* _JOB_: Exactly and only the lines from the one containing "Rebuild this diagram" through the one containing "(tinittxt) at (169,39)" are to be repeated, both ends included.

* _DATA PROVIDED_:
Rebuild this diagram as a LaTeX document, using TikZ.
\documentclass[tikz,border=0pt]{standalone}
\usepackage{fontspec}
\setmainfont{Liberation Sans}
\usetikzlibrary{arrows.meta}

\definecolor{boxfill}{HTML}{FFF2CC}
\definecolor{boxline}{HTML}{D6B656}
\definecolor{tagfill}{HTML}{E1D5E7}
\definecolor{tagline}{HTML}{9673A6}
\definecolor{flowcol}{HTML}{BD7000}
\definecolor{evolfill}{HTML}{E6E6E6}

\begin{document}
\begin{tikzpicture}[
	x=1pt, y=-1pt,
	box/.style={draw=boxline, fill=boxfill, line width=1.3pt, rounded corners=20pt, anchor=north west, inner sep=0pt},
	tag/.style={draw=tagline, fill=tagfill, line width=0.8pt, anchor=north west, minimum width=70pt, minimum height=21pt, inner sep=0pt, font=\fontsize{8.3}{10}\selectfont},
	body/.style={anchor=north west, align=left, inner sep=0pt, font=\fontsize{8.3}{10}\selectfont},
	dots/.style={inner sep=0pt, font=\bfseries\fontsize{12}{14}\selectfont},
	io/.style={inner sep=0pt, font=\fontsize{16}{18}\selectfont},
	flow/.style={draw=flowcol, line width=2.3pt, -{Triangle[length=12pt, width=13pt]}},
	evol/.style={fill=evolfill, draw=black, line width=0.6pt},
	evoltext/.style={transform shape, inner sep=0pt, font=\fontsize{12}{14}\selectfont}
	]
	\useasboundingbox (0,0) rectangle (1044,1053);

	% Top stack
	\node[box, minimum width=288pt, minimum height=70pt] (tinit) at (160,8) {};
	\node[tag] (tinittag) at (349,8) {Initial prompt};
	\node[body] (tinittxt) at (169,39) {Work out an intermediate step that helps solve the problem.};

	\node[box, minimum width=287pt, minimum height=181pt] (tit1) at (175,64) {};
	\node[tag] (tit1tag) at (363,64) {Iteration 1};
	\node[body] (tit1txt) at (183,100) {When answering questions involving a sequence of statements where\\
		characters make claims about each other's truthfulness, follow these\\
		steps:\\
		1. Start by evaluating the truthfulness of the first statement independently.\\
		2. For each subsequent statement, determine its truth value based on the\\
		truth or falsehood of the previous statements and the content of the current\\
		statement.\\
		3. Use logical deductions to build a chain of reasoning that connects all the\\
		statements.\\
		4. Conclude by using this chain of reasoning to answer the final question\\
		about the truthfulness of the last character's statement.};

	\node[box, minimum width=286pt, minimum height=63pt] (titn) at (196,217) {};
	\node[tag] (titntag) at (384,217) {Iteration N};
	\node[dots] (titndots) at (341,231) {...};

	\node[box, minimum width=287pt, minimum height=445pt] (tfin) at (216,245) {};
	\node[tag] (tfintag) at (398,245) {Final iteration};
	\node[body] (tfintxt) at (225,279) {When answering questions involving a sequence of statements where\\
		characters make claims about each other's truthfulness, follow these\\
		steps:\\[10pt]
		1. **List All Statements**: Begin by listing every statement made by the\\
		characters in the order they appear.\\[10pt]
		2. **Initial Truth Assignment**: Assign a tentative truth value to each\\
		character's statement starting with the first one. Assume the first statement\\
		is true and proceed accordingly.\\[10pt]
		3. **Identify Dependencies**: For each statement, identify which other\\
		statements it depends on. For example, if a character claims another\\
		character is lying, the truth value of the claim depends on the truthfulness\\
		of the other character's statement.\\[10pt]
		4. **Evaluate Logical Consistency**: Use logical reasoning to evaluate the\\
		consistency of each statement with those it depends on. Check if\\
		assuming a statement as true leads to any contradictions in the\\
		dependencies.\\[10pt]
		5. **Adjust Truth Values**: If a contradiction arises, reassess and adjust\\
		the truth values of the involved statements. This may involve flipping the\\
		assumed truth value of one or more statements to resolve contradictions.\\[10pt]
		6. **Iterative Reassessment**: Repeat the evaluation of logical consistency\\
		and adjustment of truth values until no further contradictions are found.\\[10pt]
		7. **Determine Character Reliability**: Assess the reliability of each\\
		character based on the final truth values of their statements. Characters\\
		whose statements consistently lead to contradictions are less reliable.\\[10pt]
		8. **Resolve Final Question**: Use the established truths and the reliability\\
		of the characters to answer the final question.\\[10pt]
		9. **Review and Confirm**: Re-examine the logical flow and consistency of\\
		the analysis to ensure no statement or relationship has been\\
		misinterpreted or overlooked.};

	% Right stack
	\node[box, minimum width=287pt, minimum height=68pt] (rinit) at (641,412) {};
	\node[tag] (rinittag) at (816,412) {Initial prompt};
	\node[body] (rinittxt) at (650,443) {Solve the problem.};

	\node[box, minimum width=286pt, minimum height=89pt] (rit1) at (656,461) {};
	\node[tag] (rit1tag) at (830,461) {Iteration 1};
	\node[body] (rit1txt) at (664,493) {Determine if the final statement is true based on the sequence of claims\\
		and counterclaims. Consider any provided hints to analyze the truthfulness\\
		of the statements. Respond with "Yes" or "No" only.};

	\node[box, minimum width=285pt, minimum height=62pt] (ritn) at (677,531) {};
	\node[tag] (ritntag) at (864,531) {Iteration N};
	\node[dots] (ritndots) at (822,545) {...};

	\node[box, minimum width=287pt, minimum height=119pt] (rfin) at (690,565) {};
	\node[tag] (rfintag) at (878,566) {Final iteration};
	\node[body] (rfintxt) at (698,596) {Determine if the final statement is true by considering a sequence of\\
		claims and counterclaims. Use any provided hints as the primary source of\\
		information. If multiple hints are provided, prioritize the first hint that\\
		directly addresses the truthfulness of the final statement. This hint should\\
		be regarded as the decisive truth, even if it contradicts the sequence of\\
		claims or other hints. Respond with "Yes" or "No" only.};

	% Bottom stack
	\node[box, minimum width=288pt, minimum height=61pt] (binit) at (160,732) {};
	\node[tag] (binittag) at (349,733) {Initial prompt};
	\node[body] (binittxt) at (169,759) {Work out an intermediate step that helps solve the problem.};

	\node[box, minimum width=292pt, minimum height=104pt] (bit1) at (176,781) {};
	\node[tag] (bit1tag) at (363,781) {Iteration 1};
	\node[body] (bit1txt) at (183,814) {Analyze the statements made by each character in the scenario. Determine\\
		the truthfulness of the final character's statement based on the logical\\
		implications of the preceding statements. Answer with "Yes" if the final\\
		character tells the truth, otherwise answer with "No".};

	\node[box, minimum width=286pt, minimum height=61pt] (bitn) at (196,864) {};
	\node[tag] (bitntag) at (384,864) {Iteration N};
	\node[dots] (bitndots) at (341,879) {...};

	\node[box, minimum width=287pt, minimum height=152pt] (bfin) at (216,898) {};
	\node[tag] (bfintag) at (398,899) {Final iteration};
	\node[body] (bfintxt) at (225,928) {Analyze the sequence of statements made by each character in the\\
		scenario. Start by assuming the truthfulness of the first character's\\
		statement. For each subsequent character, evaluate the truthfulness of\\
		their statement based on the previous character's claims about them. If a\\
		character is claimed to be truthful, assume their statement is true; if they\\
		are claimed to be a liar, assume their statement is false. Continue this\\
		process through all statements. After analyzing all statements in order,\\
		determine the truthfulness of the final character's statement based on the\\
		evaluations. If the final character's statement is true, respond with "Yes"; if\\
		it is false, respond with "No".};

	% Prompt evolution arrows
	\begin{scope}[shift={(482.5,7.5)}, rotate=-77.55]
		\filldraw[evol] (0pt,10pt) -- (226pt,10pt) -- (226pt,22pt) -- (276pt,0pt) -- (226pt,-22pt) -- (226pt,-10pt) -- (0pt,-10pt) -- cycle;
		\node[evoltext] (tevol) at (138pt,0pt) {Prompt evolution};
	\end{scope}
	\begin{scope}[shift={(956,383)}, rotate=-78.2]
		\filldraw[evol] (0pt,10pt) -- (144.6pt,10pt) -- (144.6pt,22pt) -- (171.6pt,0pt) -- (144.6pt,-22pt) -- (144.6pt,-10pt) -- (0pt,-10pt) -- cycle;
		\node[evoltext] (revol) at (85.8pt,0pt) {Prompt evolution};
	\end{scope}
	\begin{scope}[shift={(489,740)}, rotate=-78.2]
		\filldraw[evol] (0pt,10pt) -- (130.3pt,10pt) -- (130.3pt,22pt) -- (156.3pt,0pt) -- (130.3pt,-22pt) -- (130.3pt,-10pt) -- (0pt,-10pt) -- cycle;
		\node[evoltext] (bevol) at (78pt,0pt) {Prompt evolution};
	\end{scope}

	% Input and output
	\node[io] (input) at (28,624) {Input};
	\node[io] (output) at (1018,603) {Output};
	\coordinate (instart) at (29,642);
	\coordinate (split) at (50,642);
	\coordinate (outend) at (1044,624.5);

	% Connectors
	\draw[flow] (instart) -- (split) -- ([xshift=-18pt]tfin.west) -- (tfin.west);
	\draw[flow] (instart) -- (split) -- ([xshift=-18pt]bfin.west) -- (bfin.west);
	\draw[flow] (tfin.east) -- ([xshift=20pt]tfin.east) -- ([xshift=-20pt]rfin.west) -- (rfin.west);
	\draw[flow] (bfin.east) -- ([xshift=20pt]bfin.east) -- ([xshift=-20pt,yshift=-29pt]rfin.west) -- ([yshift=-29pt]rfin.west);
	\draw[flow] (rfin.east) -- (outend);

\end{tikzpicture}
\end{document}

==

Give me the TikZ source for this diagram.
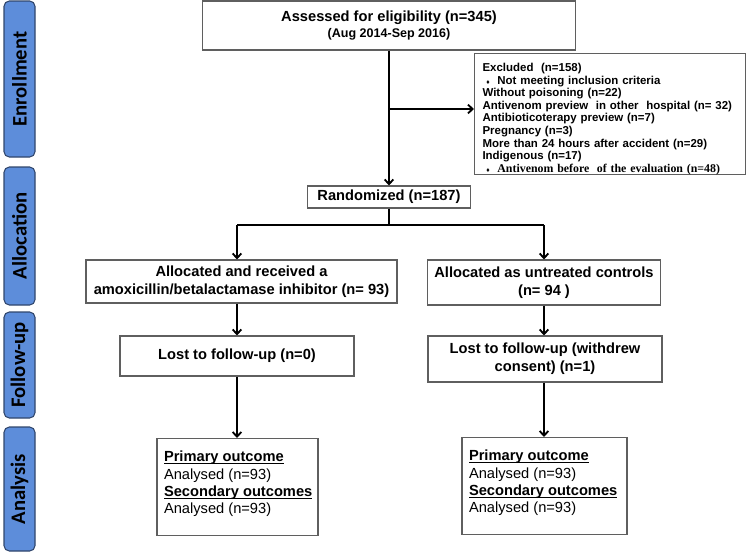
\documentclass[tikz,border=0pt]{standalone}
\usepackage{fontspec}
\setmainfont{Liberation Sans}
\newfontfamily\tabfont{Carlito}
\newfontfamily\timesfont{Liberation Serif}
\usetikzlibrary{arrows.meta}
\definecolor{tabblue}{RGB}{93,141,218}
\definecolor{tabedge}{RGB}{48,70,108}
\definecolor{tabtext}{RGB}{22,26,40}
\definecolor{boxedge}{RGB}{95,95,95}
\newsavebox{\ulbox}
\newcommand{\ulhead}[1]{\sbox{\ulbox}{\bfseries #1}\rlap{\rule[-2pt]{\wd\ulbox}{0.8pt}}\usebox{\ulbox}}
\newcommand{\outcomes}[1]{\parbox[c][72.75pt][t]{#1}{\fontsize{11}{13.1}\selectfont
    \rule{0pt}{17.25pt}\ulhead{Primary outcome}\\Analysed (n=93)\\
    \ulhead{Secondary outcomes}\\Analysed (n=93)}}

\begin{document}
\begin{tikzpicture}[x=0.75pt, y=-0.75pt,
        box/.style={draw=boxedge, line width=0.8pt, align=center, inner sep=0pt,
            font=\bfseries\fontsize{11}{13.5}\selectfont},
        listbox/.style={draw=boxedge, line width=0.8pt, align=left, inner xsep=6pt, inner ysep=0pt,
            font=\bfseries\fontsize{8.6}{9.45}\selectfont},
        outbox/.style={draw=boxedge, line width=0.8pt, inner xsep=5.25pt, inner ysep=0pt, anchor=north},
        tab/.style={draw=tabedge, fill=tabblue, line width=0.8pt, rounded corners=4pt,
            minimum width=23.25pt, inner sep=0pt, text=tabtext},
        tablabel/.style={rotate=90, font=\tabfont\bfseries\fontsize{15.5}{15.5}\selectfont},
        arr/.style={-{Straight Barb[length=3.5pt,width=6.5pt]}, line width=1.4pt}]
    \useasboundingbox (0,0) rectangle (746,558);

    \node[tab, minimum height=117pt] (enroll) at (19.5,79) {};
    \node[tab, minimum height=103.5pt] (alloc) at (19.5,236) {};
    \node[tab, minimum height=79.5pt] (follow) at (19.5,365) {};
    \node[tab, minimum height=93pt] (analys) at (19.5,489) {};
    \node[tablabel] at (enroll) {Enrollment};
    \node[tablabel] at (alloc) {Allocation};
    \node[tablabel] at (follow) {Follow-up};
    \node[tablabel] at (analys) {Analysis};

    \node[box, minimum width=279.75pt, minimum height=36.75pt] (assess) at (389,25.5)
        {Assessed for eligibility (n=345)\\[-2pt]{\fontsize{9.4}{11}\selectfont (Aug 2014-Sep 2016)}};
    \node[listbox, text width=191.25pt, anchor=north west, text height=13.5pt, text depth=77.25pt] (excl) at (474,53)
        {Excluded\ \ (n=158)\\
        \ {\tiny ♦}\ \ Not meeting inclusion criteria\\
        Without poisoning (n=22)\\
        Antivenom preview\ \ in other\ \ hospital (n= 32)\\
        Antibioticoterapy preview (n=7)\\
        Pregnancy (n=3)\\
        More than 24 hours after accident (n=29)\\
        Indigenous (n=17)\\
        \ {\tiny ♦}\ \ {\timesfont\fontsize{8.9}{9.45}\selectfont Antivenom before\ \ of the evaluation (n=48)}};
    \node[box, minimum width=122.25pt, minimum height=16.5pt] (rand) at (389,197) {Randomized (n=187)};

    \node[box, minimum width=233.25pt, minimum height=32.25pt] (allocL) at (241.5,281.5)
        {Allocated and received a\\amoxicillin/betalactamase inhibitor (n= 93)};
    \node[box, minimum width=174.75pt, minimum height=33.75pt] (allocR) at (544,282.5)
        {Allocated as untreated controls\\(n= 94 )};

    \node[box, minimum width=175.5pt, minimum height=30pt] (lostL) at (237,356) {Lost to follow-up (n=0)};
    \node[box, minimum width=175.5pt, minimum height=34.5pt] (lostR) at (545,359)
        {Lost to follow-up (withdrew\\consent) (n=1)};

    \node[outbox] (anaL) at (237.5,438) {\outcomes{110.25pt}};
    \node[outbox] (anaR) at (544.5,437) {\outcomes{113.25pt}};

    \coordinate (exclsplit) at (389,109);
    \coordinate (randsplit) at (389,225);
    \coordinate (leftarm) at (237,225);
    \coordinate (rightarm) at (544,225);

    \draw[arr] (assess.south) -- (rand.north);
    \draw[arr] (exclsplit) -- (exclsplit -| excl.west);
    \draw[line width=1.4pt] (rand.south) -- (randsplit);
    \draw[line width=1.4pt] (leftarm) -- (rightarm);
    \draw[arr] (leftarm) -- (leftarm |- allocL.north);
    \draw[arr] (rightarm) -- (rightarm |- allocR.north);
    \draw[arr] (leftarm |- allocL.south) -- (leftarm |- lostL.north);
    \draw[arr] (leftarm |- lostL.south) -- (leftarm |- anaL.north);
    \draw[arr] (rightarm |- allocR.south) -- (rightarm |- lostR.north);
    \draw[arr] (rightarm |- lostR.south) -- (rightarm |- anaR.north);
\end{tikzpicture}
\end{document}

==

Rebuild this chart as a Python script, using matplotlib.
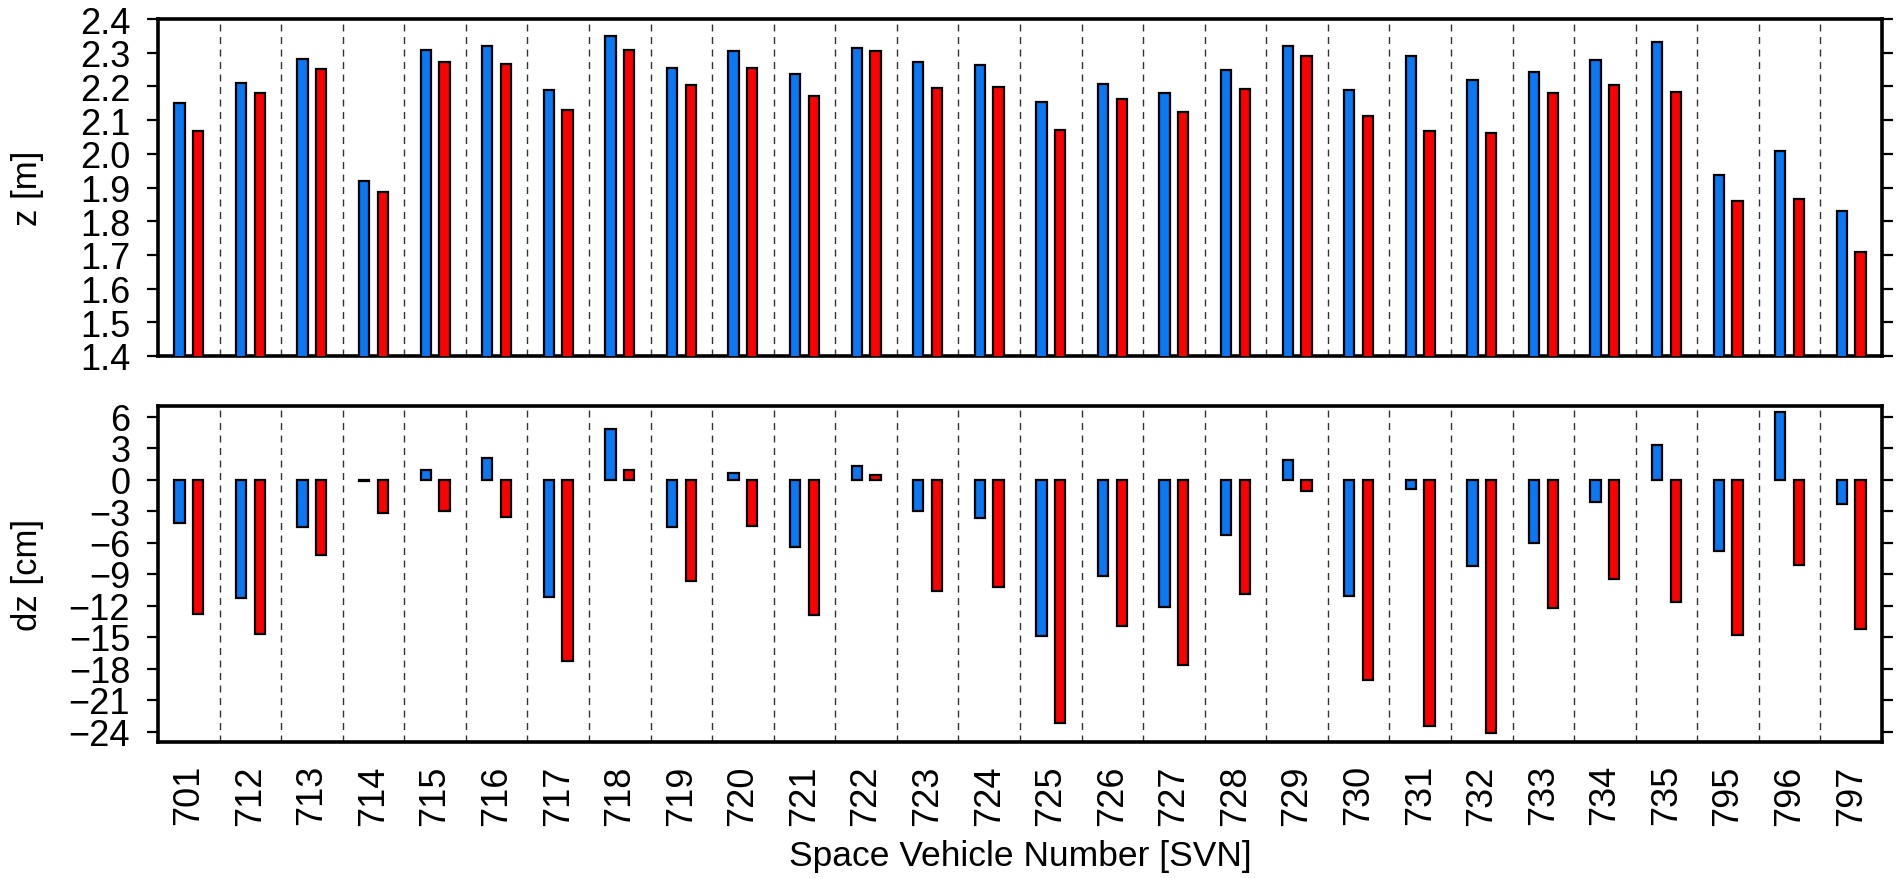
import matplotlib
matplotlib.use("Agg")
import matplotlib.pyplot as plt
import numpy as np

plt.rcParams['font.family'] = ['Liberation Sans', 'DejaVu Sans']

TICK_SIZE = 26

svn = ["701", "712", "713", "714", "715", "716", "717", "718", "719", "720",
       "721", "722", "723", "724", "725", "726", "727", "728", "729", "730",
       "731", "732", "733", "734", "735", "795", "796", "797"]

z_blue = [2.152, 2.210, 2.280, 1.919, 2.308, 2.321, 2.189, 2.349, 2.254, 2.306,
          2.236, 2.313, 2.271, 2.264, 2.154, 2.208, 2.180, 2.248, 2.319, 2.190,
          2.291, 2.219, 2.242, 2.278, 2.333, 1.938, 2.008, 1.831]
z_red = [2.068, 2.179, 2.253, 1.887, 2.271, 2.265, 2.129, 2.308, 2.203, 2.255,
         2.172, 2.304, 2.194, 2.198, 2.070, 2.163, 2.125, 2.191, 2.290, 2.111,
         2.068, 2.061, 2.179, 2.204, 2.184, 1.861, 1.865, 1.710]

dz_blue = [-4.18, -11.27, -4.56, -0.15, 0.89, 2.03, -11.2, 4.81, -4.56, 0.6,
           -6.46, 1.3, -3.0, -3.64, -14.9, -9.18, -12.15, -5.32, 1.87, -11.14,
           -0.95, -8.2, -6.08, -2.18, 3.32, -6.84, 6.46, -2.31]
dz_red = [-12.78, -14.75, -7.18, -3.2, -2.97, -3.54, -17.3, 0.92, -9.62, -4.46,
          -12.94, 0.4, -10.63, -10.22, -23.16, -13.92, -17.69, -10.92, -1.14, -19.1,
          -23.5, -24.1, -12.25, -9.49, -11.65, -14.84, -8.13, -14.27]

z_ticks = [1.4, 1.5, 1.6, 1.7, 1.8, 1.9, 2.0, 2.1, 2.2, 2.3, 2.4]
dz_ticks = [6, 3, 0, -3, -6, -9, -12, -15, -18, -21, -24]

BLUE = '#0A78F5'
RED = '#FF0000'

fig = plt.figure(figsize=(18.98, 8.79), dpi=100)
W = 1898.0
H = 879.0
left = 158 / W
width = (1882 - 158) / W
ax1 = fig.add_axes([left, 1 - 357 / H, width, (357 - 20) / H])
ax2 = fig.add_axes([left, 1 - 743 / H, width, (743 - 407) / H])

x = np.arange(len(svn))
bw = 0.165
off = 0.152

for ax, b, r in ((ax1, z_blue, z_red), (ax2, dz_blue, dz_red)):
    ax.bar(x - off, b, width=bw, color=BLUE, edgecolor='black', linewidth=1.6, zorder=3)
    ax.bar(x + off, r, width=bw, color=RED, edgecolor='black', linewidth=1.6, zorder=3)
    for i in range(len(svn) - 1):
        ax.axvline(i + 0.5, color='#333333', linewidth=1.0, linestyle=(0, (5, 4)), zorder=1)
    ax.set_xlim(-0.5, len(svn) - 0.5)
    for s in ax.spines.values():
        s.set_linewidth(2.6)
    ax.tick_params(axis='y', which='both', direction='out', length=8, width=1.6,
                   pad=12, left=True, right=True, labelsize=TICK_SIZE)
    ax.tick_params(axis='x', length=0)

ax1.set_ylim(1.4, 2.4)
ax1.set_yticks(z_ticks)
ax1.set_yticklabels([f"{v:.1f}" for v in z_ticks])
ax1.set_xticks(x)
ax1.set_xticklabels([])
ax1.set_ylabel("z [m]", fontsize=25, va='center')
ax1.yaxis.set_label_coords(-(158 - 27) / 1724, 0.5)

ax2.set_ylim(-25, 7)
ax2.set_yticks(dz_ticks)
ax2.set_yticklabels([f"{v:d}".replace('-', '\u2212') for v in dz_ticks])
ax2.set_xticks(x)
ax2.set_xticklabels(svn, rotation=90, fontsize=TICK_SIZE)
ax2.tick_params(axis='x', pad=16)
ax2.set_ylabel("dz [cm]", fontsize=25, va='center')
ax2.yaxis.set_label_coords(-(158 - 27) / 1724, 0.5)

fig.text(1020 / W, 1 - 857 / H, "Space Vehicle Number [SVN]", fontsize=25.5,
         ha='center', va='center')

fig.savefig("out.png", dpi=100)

* _ANSWER BELOW_:
Rebuild this diagram as a LaTeX document, using TikZ.
\documentclass[tikz,border=0pt]{standalone}
\usepackage{fontspec}
\setmainfont{Liberation Sans}
\usetikzlibrary{arrows.meta}

\definecolor{boxfill}{HTML}{FFF2CC}
\definecolor{boxline}{HTML}{D6B656}
\definecolor{tagfill}{HTML}{E1D5E7}
\definecolor{tagline}{HTML}{9673A6}
\definecolor{flowcol}{HTML}{BD7000}
\definecolor{evolfill}{HTML}{E6E6E6}

\begin{document}
\begin{tikzpicture}[
	x=1pt, y=-1pt,
	box/.style={draw=boxline, fill=boxfill, line width=1.3pt, rounded corners=20pt, anchor=north west, inner sep=0pt},
	tag/.style={draw=tagline, fill=tagfill, line width=0.8pt, anchor=north west, minimum width=70pt, minimum height=21pt, inner sep=0pt, font=\fontsize{8.3}{10}\selectfont},
	body/.style={anchor=north west, align=left, inner sep=0pt, font=\fontsize{8.3}{10}\selectfont},
	dots/.style={inner sep=0pt, font=\bfseries\fontsize{12}{14}\selectfont},
	io/.style={inner sep=0pt, font=\fontsize{16}{18}\selectfont},
	flow/.style={draw=flowcol, line width=2.3pt, -{Triangle[length=12pt, width=13pt]}},
	evol/.style={fill=evolfill, draw=black, line width=0.6pt},
	evoltext/.style={transform shape, inner sep=0pt, font=\fontsize{12}{14}\selectfont}
	]
	\useasboundingbox (0,0) rectangle (1044,1053);

	% Top stack
	\node[box, minimum width=288pt, minimum height=70pt] (tinit) at (160,8) {};
	\node[tag] (tinittag) at (349,8) {Initial prompt};
	\node[body] (tinittxt) at (169,39) {Work out an intermediate step that helps solve the problem.};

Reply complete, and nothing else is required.